2.Medical Follow-Up: The Defendant has expressed concerns about his high blood pressure and other health issues, such as constipation and dental pain. Medical checkups should be provided to monitor his health conditions, particularly his hypertension, to prevent further complications. Access to a dentist should be provided to address his tooth pain.

3.The Bordelais Correctional Facility is to allow the Defendant to continue participating in sports, such as cricket and domino competitions, that may positively impact his mental health and reduce the risk of future violent behaviour. These activities offer a structured outlet for stress and provide social interaction within a safe environment.

4.The Defendant should be encouraged to participate in adult education classes or vocational training programs offered at the Bordelais Correctional Facility, which may also assist in his reintegration into society.

5.Psychological and Emotional Support: Given the elevated scores on the MMPI-2, the Defendant would benefit from psychological counselling to address his emotional distress, feelings of dissatisfaction, and low energy. Regular counselling sessions should focus on improving emotional regulation and coping mechanisms.

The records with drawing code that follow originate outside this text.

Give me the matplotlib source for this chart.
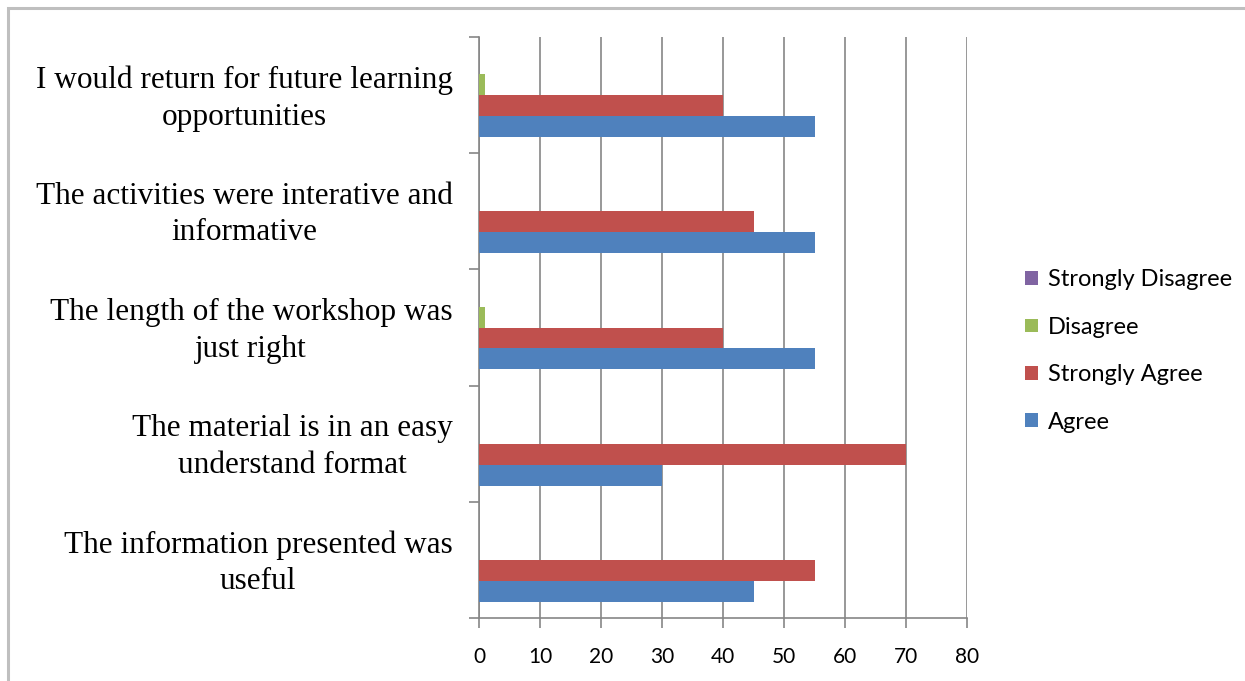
import matplotlib
matplotlib.use("Agg")
import matplotlib.pyplot as plt
from matplotlib.patches import Rectangle
from matplotlib.transforms import ScaledTranslation
import numpy as np

categories = [
    "The information presented was\nuseful",
    "The material is in an easy\nunderstand format",
    "The length of the workshop was\njust right",
    "The activities were interative and\ninformative",
    "I would return for future learning\nopportunities",
]
agree = [45, 30, 55, 55, 55]
strongly_agree = [55, 70, 40, 45, 40]
disagree = [0, 0, 1, 0, 1]
strongly_disagree = [0, 0, 0, 0, 0]
x_ticks = [0, 10, 20, 30, 40, 50, 60, 70, 80]

series = [
    ("Agree", agree, "#4F81BD"),
    ("Strongly Agree", strongly_agree, "#C0504D"),
    ("Disagree", disagree, "#9BBB59"),
    ("Strongly Disagree", strongly_disagree, "#8064A2"),
]

fig = plt.figure(figsize=(12.45, 6.81), dpi=100)
fig.patches.append(Rectangle((8/1245, -0.05), 1.1, (681-8)/681 + 0.05, transform=fig.transFigure,
                             fill=False, edgecolor="#BFBFBF", linewidth=2.2, zorder=0))
ax = fig.add_axes([479/1245, (681-618)/681, (967-479)/1245, (618-37)/681])

y = np.arange(len(categories))
h = 0.18
offsets = [-0.27, -0.09, 0.09, 0.27]
handles = []
for (name, vals, col), off in zip(series, offsets):
    b = ax.barh(y + off, vals, height=h, color=col, label=name, zorder=3)
    handles.append(b)

ax.set_xlim(0, 80)
ax.set_ylim(-0.5, len(categories) - 0.5)
ax.set_xticks(x_ticks)
ax.set_xticklabels([str(t) for t in x_ticks], fontsize=15, family="Lato")
ax.set_yticks(y)
ax.set_yticklabels(categories, fontsize=22.5, family="Liberation Serif", multialignment="center",
                   linespacing=1.35)
ax.set_yticks(np.arange(-0.5, len(categories), 1.0), minor=True)
ax.tick_params(axis="y", which="major", length=0, pad=19)
ax.tick_params(axis="y", which="minor", length=7, color="#868686", width=1.2)
ax.tick_params(axis="x", which="major", length=7, color="#868686", width=1.2, pad=14)
shift = ScaledTranslation(0, 4/100, fig.dpi_scale_trans)
for lab in ax.get_yticklabels():
    lab.set_transform(lab.get_transform() + shift)

ax.grid(axis="x", color="#868686", linewidth=1.2, zorder=0)
for s in ["top", "right"]:
    ax.spines[s].set_visible(False)
for s in ["left", "bottom"]:
    ax.spines[s].set_color("#868686")
    ax.spines[s].set_linewidth(1.2)

leg = fig.legend(handles[::-1], [s[0] for s in series][::-1], loc="center left",
                 bbox_to_anchor=(1004/1245, 330/681), frameon=False,
                 prop={"family": "Lato", "size": 17}, handlelength=0.52, handleheight=0.52,
                 handletextpad=0.45, labelspacing=1.12)

fig.savefig("out.png", dpi=100)
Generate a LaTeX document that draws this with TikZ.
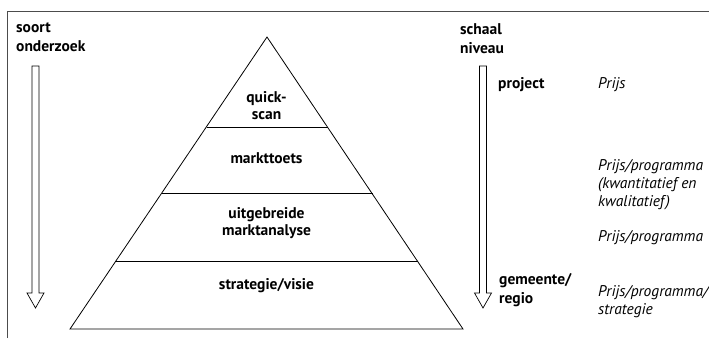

6.Risk Management and Monitoring: Continued monitoring by prison staff for any changes in behaviour is recommended.” SENTENCE

[32]] The Defendant is to benefit from psychological counselling to address his emotional distress, feelings of dissatisfaction, and low energy. During the next year, Ms. Alina Auguste is to facilitate counselling sessions with the Defendant focusing on improving his emotional regulation and coping mechanisms. The cost of these sessions is to be borne by the State.